Und so warteten wir. Vertrieben uns die Zeit mit Lesen, Motorrad fahren, ein wenig Schrauben und Basteln und hofften, das Paket möge bald ankommen. Es war ein schier endloses Warten. Der erste Handgriff am Morgen war das Mobiltelefon, wo wir nachgeschaut haben, ob das Paket endlich aus dem Zoll war. Und eines abends, nach über drei Wochen beim Zoll, war es dann endlich so weit. Es war auf dem Weg. Endlich, nach so langer Zeit warten, schien es bald anzukommen. Und dann ging alles ganz schnell. Zwei Tage später war es abholbereit, nur leider nicht in San Pedro de Atacama sondern in Antofagasta, einer Küstenstadt 300km weit weg. Dank dem lokalen Postbeamten wurde es aber dann doch noch nach Calama, einer Minenstadt nur 100km weit weg geliefert, wo wir es dann endlich abholen konnten!

Durch die lange Zeit in San Pedro de Atacama hatten wir die Möglichkeit den Ort, die Leute und die Region besser kennen zu lernen. Die Region Antofagasta, zu der San Pedro gehört, ist wie der ganze Norden von Chile sehr geprägt von den Minen. Der Hauptanteil des weltweit benötigten Kupfer und Lithium kommt von Chile oder besser gesagt von dieser Region.
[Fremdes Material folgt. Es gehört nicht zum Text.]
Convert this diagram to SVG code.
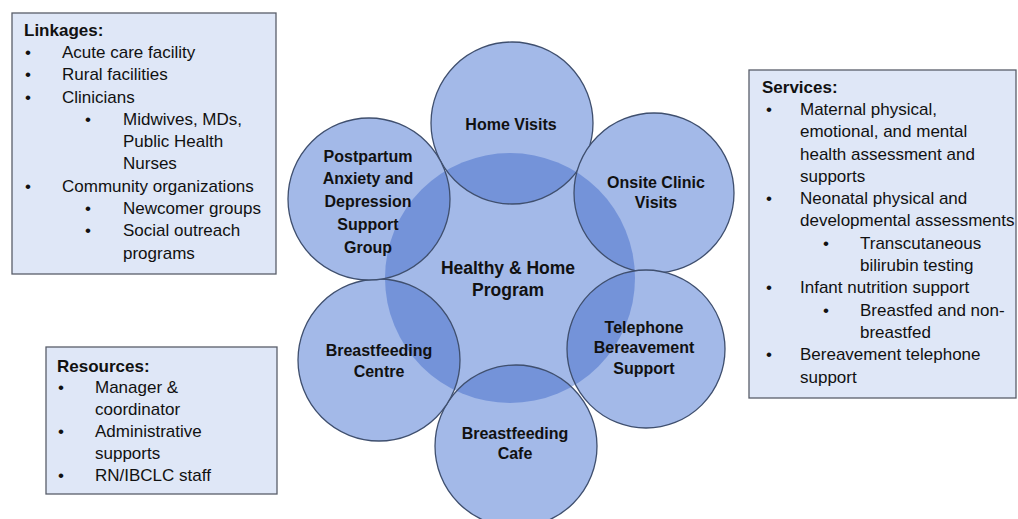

Die weltweit grösste Kupfermine ist direkt neben Calama (100km von San Pedro) und im Salzsee von Atacama (direkt neben San Pedro) wird Lithium im grossen Stil abgebaut. Die Ausbeutung der Natur ist an diesen Orten gewaltig, jedoch nicht stark sichtbar, da die Landschaft geprägt ist von Kahlheit, Bergen und riesigen Ebenen. Zwischen den Städten, die meist mindestens 100km auseinander liegen, gibt es einfach nichts. Ausserdem befinden sich diese Minen in der Wüste Atacama, der trockensten Wüste der Welt. Die roten Pickups auf der Strasse, die reihenweise daher rollen, sind Fahrzeuge der Minen und einige Städte wie Calama oder Antofagaste würde es ohne die Minen und deren Arbeiter wahrscheinlich gar nicht geben. Über die Minen selbst, wird sehr verschieden gesprochen. Die einen verurteilen die Ausbeutung der Natur, die Wasserknappheit bei der Bevölkerung, die dadurch resultiert und andere sehen den Reichtum und die Arbeitsplätze, die diese Minen bringen. Fakt ist, dass schlussendlich die meisten Minen in ausländischer Hand sind und deshalb Chile sehr wenig von diesem Reichtum abbekommt.

Für uns war das schönste in dieser Region die karge Natur, die im extrem Gegensatz zu der Natur der Schweiz stehen. Es gibt in den Bergen Strassen, die bis auf knapp 5000 Meter über Meer hinauf führen. Dort oben gibt es ausser Bergen und ein paar Büschen nicht viel. Und doch fasziniert sie. Immer wieder kommt man an Salzseen oder Lagunen vorbei. Flamingos in den Lagunen und Guanacos oder Llamas sieht man immer wieder neben der Strasse grasen und auch einen Ausblick auf einen Vulkan hat man meistens. Es war für uns faszinierend, diese andere Landschaft zu sehen und erfahren zu dürfen. Es ist sehr gefährliches Terrain, nicht zuletzt wegen der Höhe. Und doch freuen wir uns auf das nächste Mal „Altiplano“ (übersetzt „hohe Ebene“), die wir sicher auf der argentinischen Seite wieder finden werden.

Unsere Reise führt uns jetzt wieder zurück Richtung Süden, genauer gesagt nach Santiago, da dort ein Grenzübergang zu Argentinien seit diesem Monat geöffnet ist und wir somit die Möglichkeit haben, nach 10 Monaten in Chile, in ein anderes Land zu kommen.